ISTANBUL, Turkey – I know that the suspected terrorist attack on Istiklal Caddesi – a pedestrian street of shops and restaurants and one of the most popular tourist attractions in Istanbul – will cause some tourists to cancel their trips to Turkey.
That reality makes me sad for the tourists and for the Turkish people.
The tourists will miss out on seeing one of the most beautiful cities in the world, and the Turkish people will miss out on vital tourism revenue at a time of inconceivably high inflation and economic woes. Among the G20 countries, Turkey ranks No. 1 for high inflation with a rate of 83.45% in September compared with a global rate of 8.8%, according to the Investment Monitor.
Even though terrorist attacks garner more attention and inspire fear, I believe that Istanbul is safer than most large cities worldwide, including my hometown of Portland, Oregon.
When the World Bank compared the homicide rates for 2020, Turkey had two homicides per 100,000 people, while the United States had seven per 100,000 people.
As Americans, we sometimes tend to view our country as safer than countries in the Middle East. Yet, the average American living in the U.S. is more likely to be killed by injuries from a gun assault (1 in 221) or a traffic collision (1 in 101) than in a terrorist attack in Turkey.
Certainly, after any terrorist attack, it’s wise to exercise caution by avoiding large crowds at major tourist attractions like Taksim Square, Istiklal Street, and Sultanahmet Square during popular visiting times. Going in the morning on a weekday might be a better option. On busy weekends, consider exploring Istanbul’s lesser-known neighborhoods and attractions like Balat on the European side or Kuzguncuk on the Asian side.

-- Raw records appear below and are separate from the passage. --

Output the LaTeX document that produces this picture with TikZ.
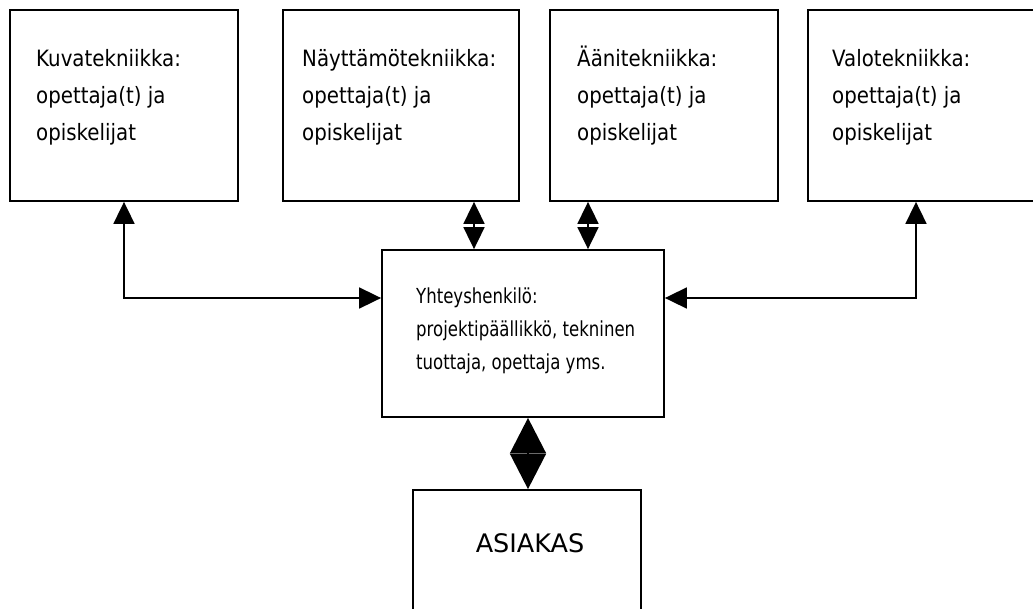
\documentclass[tikz,border=0pt]{standalone}
\usepackage{fontspec}
\setmainfont{DejaVu Sans}[FakeStretch=0.88]
\newfontfamily\narrowfont{DejaVu Sans}[FakeStretch=0.8]
\newfontfamily\capsfont{DejaVu Sans}
\usetikzlibrary{arrows.meta}
\begin{document}
\begin{tikzpicture}[x=1pt,y=-1pt,
  box/.style={draw, line width=1.8pt, inner sep=0pt},
  lbl/.style={anchor=north west, inner sep=0pt, align=left,
              font=\fontsize{22.5}{37}\selectfont},
  mid/.style={anchor=north west, inner sep=0pt, align=left,
              font=\narrowfont\fontsize{20.7}{33}\selectfont},
  arr/.style={line width=1.8pt,
              {Triangle[length=22pt,width=21pt]}-{Triangle[length=22pt,width=21pt]}},
  dia/.style={line width=1.8pt,
              {Triangle[length=35.5pt,width=36pt]}-{Triangle[length=35.5pt,width=36pt]}}]
\useasboundingbox (0,0) rectangle (1033,608);
\fill[white] (0,0) rectangle (1033,608);
\clip (0,0) rectangle (1033,608);

% top row: the four departments
\node[box, minimum width=228pt, minimum height=191pt] (kuva) at (124,105.5) {};
\node[box, minimum width=236pt, minimum height=191pt] (nayt) at (401,105.5) {};
\node[box, minimum width=228pt, minimum height=191pt] (aani) at (664,105.5) {};
\node[box, minimum width=242pt, minimum height=191pt] (valo) at (929,105.5) {};

% contact person and client
\node[box, minimum width=282pt, minimum height=167pt] (yht) at (523,333.5) {};
\node[box, minimum width=228pt, minimum height=130pt] (asi) at (527,555) {};

% labels
\node[lbl] (tkuva) at (36,43) {\rule{0pt}{23pt}Kuvatekniikka:\\opettaja(t) ja\\opiskelijat};
\node[lbl] (tnayt) at (302,43) {\rule{0pt}{23pt}Näyttämötekniikka:\\opettaja(t) ja\\opiskelijat};
\node[lbl] (taani) at (577,43) {\rule{0pt}{23pt}Äänitekniikka:\\opettaja(t) ja\\opiskelijat};
\node[lbl] (tvalo) at (832,43) {\rule{0pt}{23pt}Valotekniikka:\\opettaja(t) ja\\opiskelijat};
\node[mid] (tyht) at (416,284) {\rule{0pt}{19pt}Yhteyshenkilö:\\projektipäällikkö, tekninen\\tuottaja, opettaja yms.};
\node[anchor=base, inner sep=0pt, font=\capsfont\fontsize{25.5}{30}\selectfont] (tasi) at (530,552) {ASIAKAS};

% connectors
\draw[arr] (kuva.south) |- ([yshift=35.5pt]yht.west);
\draw[arr] ([xshift=-13pt]valo.south) |- ([yshift=35.5pt]yht.east);
\draw[arr] ([xshift=73pt]nayt.south) -- ([xshift=73pt]nayt.south |- yht.north);
\draw[arr] ([xshift=-76pt]aani.south) -- ([xshift=-76pt]aani.south |- yht.north);
\draw[dia] ([xshift=5pt]yht.south) -- ([xshift=5pt]yht.south |- asi.north);
\end{tikzpicture}
\end{document}
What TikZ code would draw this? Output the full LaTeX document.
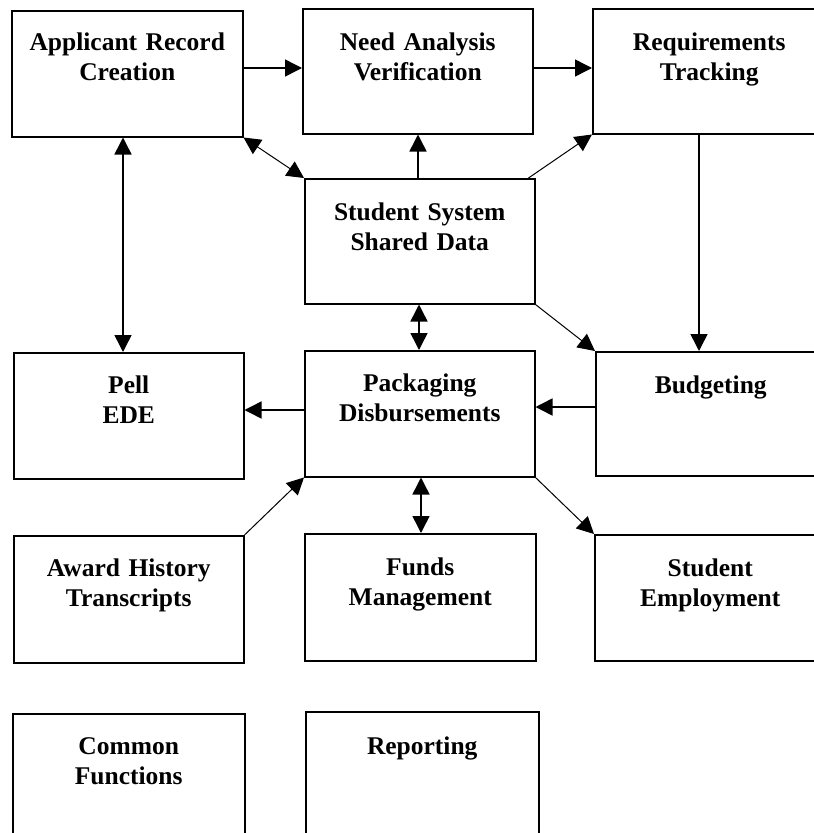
\documentclass[tikz,border=0pt]{standalone}
\usepackage{fontspec}
\setmainfont{Liberation Serif}
\usetikzlibrary{arrows.meta,calc}
\begin{document}
\begin{tikzpicture}[x=1pt,y=-1pt,
  box/.style={draw,line width=1.5pt,inner sep=0pt,anchor=north west},
  lbl/.style={anchor=base,inner sep=0pt,align=center,text width=#1,
    font=\bfseries\fontsize{25.5}{30}\selectfont},
  tip/.tip={Triangle[length=17pt,width=17pt]},
  sarr/.style={line width=1.5pt,-tip},
  darr/.style={line width=1.5pt,tip-tip},
  thin arr/.style={line width=1pt,-tip},
  thin darr/.style={line width=1pt,tip-tip}]
\clip (0,0) rectangle (814,833);
\fill[white] (0,0) rectangle (814,833);

% boxes
\node[box,minimum width=231pt,minimum height=126pt] (A) at (11,10) {};
\node[box,minimum width=230pt,minimum height=125pt] (N) at (302,8) {};
\node[box,minimum width=233pt,minimum height=125pt] (R) at (592,8) {};
\node[box,minimum width=230pt,minimum height=125pt] (S) at (304,178) {};
\node[box,minimum width=230pt,minimum height=126pt] (P) at (13,352) {};
\node[box,minimum width=230pt,minimum height=126pt] (K) at (304,350) {};
\node[box,minimum width=230pt,minimum height=124pt] (B) at (595,351) {};
\node[box,minimum width=230pt,minimum height=127pt] (W) at (13,535) {};
\node[box,minimum width=231pt,minimum height=127pt] (F) at (304,533) {};
\node[box,minimum width=231pt,minimum height=126pt] (E) at (594,534) {};
\node[box,minimum width=232pt,minimum height=127pt] (C) at (12,713) {};
\node[box,minimum width=233pt,minimum height=129pt] (T) at (305,711) {};

% labels
\node[lbl=230pt] (At) at ($(A.north)+(0,40)$) {Applicant Record\\Creation};
\node[lbl=230pt] (Nt) at ($(N.north)+(0,42)$) {Need Analysis\\Verification};
\node[lbl=230pt] (Rt) at ($(R.north)+(0,42)$) {Requirements\\Tracking};
\node[lbl=230pt] (St) at ($(S.north)+(0,42)$) {Student System\\Shared Data};
\node[lbl=230pt] (Pt) at ($(P.north)+(0,41)$) {Pell\\EDE};
\node[lbl=230pt] (Kt) at ($(K.north)+(0,41)$) {Packaging\\Disbursements};
\node[lbl=230pt] (Bt) at ($(B.north)+(0,42)$) {Budgeting};
\node[lbl=230pt] (Wt) at ($(W.north)+(0,41)$) {Award History\\Transcripts};
\node[lbl=230pt] (Ft) at ($(F.north)+(0,42)$) {Funds\\Management};
\node[lbl=230pt] (Et) at ($(E.north)+(0,42)$) {Student\\Employment};
\node[lbl=230pt] (Ct) at ($(C.north)+(0,41)$) {Common\\Functions};
\node[lbl=230pt] (Tt) at ($(T.north)+(0,43)$) {Reporting};

% connectors along the top row
\draw[sarr] ($(A.north east)+(0,58)$) -- ($(N.north west)+(0,60)$);
\draw[sarr] ($(N.north east)+(0,60)$) -- ($(R.north west)+(0,60)$);

% shared data hub
\draw[thin darr] (A.south east) -- (S.north west);
\draw[sarr] ($(S.north west)+(114,0)$) -- ($(N.south west)+(116,0)$);
\draw[thin arr] ($(S.north east)+(-7,0)$) -- (R.south west);
\draw[thin arr] (S.south east) -- (B.north west);
\draw[darr] ($(S.south west)+(115,0)$) -- ($(K.north west)+(115,0)$);

% left column
\draw[darr] ($(A.south west)+(112,0)$) -- ($(P.north west)+(110,0)$);

% requirements to budgeting
\draw[sarr] ($(R.south west)+(107,0)$) -- ($(B.north west)+(104,0)$);

% packaging links
\draw[sarr] ($(B.north west)+(0,56)$) -- ($(K.north east)+(0,57)$);
\draw[sarr] ($(K.north west)+(0,60)$) -- ($(P.north east)+(0,58)$);
\draw[thin arr] (W.north east) -- (K.south west);
\draw[darr] ($(K.south west)+(117,0)$) -- ($(F.north west)+(117,0)$);
\draw[thin arr] (K.south east) -- (E.north west);
\end{tikzpicture}
\end{document}
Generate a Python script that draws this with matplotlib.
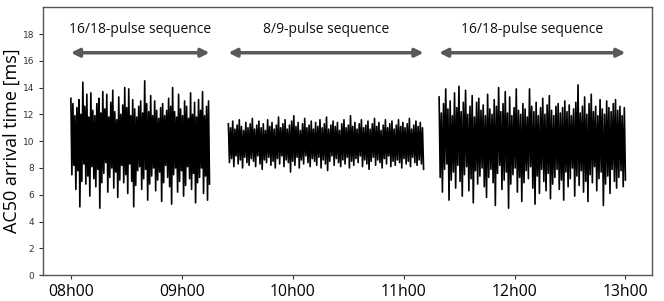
import numpy as np
import matplotlib
matplotlib.use("Agg")
import matplotlib.pyplot as plt
from matplotlib.ticker import FuncFormatter

# segment start/end times (hours) and labels
seg_times = [(8.0, 9.25), (9.42, 11.18), (11.32, 13.0)]
seg_labels = ["16/18-pulse sequence", "8/9-pulse sequence", "16/18-pulse sequence"]

# peaks / troughs, in time order, for each segment [ms]
seg1_hi = [13.2, 12.8, 11.9, 12.5, 13.1, 12.0, 14.4, 12.6, 13.5, 11.8, 13.6, 12.3, 11.9, 12.8, 13.2, 12.1, 13.7, 12.4,
           13.5, 11.8, 12.9, 13.8, 12.2, 11.6, 13.3, 12.0, 12.7, 14.0, 12.5, 13.9, 11.9, 13.1, 12.4, 11.8, 12.6, 13.0,
           12.1, 14.5, 12.8, 12.2, 13.4, 11.9, 13.0, 12.3, 11.7, 12.5, 12.8, 11.9, 12.3, 13.2, 12.6, 14.0, 12.2, 11.8,
           13.5, 12.4, 11.9, 13.0, 12.6, 11.7, 13.6, 12.0, 12.9, 11.8, 13.1, 12.3, 13.7, 11.9, 12.6, 13.0]
seg1_lo = [7.5, 8.2, 6.4, 7.8, 5.1, 7.0, 8.3, 6.8, 7.4, 5.9, 8.1, 7.2, 6.6, 7.9, 5.0, 6.9, 7.6, 8.4, 6.2, 7.3, 8.0,
           6.5, 7.7, 5.8, 7.1, 8.2, 6.9, 7.5, 6.1, 8.3, 7.0, 5.1, 6.7, 7.8, 8.1, 6.4, 7.2, 7.9, 5.6, 6.8, 7.4, 8.0,
           6.3, 7.1, 7.7, 5.5, 6.9, 8.2, 7.3, 6.6, 5.3, 7.5, 8.0, 6.2, 7.0, 7.8, 5.9, 6.7, 8.1, 7.2, 6.4, 7.6, 5.4,
           6.9, 7.3, 8.0, 6.1, 7.4, 5.6, 6.8]

seg2_hi = [11.3, 11.0, 11.5, 10.9, 11.2, 11.6, 11.1, 10.8, 11.4, 11.0, 11.3, 11.7, 10.9, 11.2, 11.5, 11.0, 11.3, 10.8,
           11.6, 11.1, 11.4, 10.9, 11.2, 11.8, 11.0, 11.3, 11.6, 10.9, 11.2, 11.5, 11.9, 11.1, 11.4, 10.8, 11.3, 11.7,
           11.0, 11.2, 11.5, 10.9, 11.4, 11.1, 11.6, 11.0, 11.3, 11.8, 10.9, 11.2, 11.5, 11.1, 11.4, 10.8, 11.3, 11.6,
           11.0, 11.2, 11.9, 11.1, 11.4, 10.9, 11.3, 11.6, 11.0, 11.2, 11.5, 10.9, 11.3, 11.7, 11.1, 11.4, 10.8, 11.2,
           11.6, 11.0, 11.3, 11.5, 10.9, 11.2, 11.6, 11.1, 11.4, 11.0, 11.3, 11.7, 10.9, 11.2, 11.5, 11.1, 11.4, 11.0]
seg2_lo = [8.4, 8.7, 8.1, 8.9, 8.3, 8.6, 8.0, 8.8, 8.4, 8.2, 8.7, 8.5, 8.1, 8.9, 8.3, 7.9, 8.6, 8.4, 8.8, 8.2,
           8.5, 8.0, 8.7, 8.3, 8.9, 8.1, 8.6, 8.4, 7.7, 8.5, 8.2, 8.8, 8.0, 8.6, 8.3, 8.9, 8.4, 8.1, 8.7, 8.5,
           8.2, 8.8, 8.0, 8.6, 8.3, 7.8, 8.5, 8.9, 8.2, 8.7, 8.4, 8.1, 8.6, 8.3, 8.8, 8.0, 8.5, 8.2, 8.7, 8.4,
           8.9, 8.1, 8.6, 8.3, 7.9, 8.5, 8.8, 8.2, 8.6, 8.4, 8.0, 8.7, 8.3, 8.9, 8.1, 8.5, 8.2, 8.6, 8.4, 8.0,
           8.7, 8.3, 8.5, 8.1, 8.8, 8.4, 8.2, 8.6, 8.3, 7.9]

seg3_hi = [13.3, 12.1, 12.8, 13.9, 12.4, 13.0, 11.9, 13.6, 12.5, 14.1, 12.2, 12.9, 13.8, 12.0, 12.6, 13.4, 11.8, 12.9,
           13.2, 12.3, 12.7, 11.9, 13.5, 12.4, 12.0, 13.1, 12.6, 14.0, 12.2, 12.8, 13.7, 12.1, 13.3, 11.9, 12.5, 13.9,
           12.3, 12.0, 12.8, 12.4, 11.8, 13.9, 12.6, 12.2, 12.9, 11.9, 12.5, 13.2, 12.0, 12.7, 13.4, 12.3, 11.9, 12.6,
           12.8, 12.1, 12.5, 13.0, 12.2, 12.7, 11.9, 12.4, 12.9, 14.2, 12.1, 12.6, 13.3, 12.0, 12.8, 13.5, 12.2, 12.6,
           11.9, 13.1, 12.4, 12.0, 13.0, 12.5, 12.2, 12.8, 13.1, 12.3, 12.6, 11.9, 12.5]
seg3_lo = [7.3, 6.2, 7.9, 8.3, 5.6, 7.1, 7.7, 6.5, 8.2, 7.0, 5.9, 7.5, 8.1, 6.3, 7.2, 5.4, 7.8, 6.8, 7.4, 8.0,
           6.6, 5.8, 7.3, 7.9, 6.9, 5.2, 7.6, 8.2, 6.4, 7.1, 7.7, 5.0, 6.8, 7.5, 8.0, 6.2, 7.3, 5.5, 6.9, 7.8,
           7.2, 8.1, 6.5, 5.3, 7.4, 6.1, 7.9, 7.0, 6.3, 7.6, 5.7, 6.8, 7.3, 7.9, 6.4, 7.1, 5.6, 7.7, 6.6, 7.2,
           8.0, 5.9, 7.4, 6.7, 7.8, 6.2, 7.0, 5.5, 7.5, 6.9, 8.1, 6.3, 7.2, 7.7, 5.2, 6.8, 7.4, 6.1, 7.9, 7.0,
           6.5, 7.3, 7.8, 6.6, 7.1]

segments = [(seg1_hi, seg1_lo), (seg2_hi, seg2_lo), (seg3_hi, seg3_lo)]
hour_ticks = [8, 9, 10, 11, 12, 13]

fig = plt.figure(figsize=(6.64, 3.01), dpi=100)
ax = fig.add_axes([0.065, 0.086, 0.917, 0.890])

for (t0, t1), (hi, lo) in zip(seg_times, segments):
    # alternate peak / trough samples
    y = np.empty(len(hi) + len(lo))
    y[0::2] = hi
    y[1::2] = lo
    x = np.linspace(t0, t1, len(y))
    ax.plot(x, y, color="black", lw=1.2)

# arrows + labels above each sequence
for (t0, t1), lab in zip(seg_times, seg_labels):
    ax.annotate("", xy=(t0, 16.6), xytext=(t1, 16.6),
                arrowprops=dict(arrowstyle="<|-|>", color="#595959", lw=2.5,
                                mutation_scale=12, shrinkA=0, shrinkB=0))
    ax.text((t0 + t1) / 2, 18.3, lab, ha="center", va="center",
            fontsize=10, family="Open Sans", color="#111111")

ax.set_xlim(7.75, 13.24)
ax.set_ylim(0, 20)
ax.set_yticks(range(0, 20, 2))
ax.set_xticks(hour_ticks)
ax.xaxis.set_major_formatter(FuncFormatter(lambda v, p: "%02dh00" % int(round(v))))
ax.tick_params(axis="y", labelsize=6.5, length=3, colors="#333333")
ax.tick_params(axis="x", length=3, colors="#333333")
for lbl in ax.get_xticklabels():
    lbl.set_fontfamily("Open Sans")
    lbl.set_fontsize(11.3)
    lbl.set_color("black")
ax.set_ylabel("AC50 arrival time [ms]", fontsize=13, family="Open Sans", labelpad=1)
for s in ax.spines.values():
    s.set_color("#555555")
    s.set_linewidth(1.0)

fig.savefig("out.png", dpi=100)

One of the many reasons that Istanbul is so fascinating is that it’s a city of contrasts. It’s both Middle Eastern and European. It straddles both Europe and Asia. It’s hosted multiple civilizations, religions, and empires through the centuries. Those contrasts shaped modern-day Istanbul in the form of religion, culture, history, and architecture.
I hope all of you will have the chance to see this remarkable city one day and defy the terrorists by coming for a visit. A trip to Istanbul is also a good way to memorialize the six victims who died in this tragedy on Nov. 13, 2022, and who no longer can enjoy the sights and sounds of a city that has been enchanting visitors and residents for thousands of years.